:: EXERCISE DESCRIPTION ::
Below are some records. How many of their lines contain the string "this"? Give the number only.

:: EXERCISE INPUT ::
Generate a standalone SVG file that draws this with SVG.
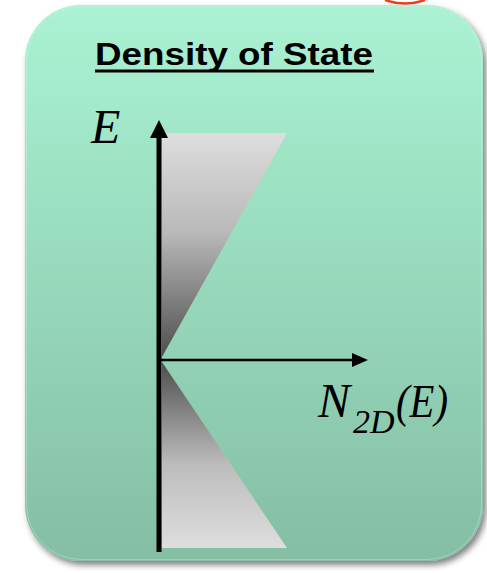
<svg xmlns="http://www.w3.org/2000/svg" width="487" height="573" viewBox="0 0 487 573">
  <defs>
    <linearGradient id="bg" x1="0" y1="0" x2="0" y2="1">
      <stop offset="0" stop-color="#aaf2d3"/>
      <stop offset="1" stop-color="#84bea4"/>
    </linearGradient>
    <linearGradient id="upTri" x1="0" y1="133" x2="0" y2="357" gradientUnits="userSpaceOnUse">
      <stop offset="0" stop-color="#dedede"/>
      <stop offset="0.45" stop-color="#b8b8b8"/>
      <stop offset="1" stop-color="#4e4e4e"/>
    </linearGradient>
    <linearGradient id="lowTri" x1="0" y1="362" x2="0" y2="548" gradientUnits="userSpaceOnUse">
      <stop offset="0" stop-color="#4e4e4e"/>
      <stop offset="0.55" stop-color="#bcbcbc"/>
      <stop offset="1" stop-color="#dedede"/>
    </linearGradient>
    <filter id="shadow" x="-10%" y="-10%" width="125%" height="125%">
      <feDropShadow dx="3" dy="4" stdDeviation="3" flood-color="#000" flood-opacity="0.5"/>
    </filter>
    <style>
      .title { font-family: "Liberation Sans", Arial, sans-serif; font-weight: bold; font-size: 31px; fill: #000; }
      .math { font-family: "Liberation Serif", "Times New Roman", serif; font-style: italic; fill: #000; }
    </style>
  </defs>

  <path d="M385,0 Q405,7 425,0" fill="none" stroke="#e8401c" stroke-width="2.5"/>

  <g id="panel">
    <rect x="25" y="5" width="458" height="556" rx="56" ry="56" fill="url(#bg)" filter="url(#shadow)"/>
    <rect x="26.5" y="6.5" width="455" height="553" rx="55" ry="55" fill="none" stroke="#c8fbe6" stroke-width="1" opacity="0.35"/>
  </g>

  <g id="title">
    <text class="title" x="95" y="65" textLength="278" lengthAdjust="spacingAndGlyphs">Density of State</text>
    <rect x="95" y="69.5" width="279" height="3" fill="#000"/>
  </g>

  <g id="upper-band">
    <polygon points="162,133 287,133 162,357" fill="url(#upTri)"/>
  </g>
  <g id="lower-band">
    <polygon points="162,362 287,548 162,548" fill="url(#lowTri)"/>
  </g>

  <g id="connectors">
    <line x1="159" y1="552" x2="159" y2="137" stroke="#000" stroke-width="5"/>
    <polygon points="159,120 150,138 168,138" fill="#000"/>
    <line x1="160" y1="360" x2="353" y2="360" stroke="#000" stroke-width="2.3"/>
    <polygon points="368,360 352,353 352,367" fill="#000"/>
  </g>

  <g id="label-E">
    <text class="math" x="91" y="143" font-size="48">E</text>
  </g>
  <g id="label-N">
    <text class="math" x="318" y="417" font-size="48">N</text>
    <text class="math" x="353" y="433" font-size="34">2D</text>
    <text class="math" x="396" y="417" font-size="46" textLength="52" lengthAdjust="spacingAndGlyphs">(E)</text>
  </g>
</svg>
---
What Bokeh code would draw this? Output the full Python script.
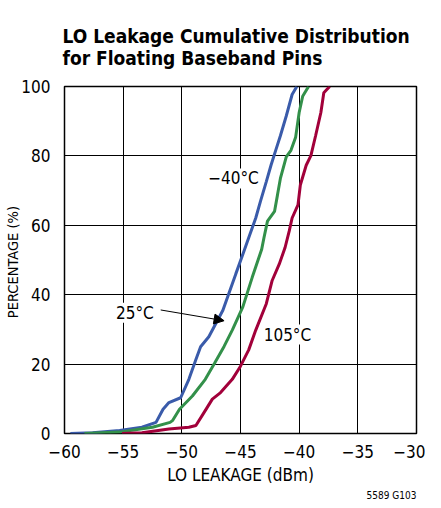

:: TASK SOLUTION ::
2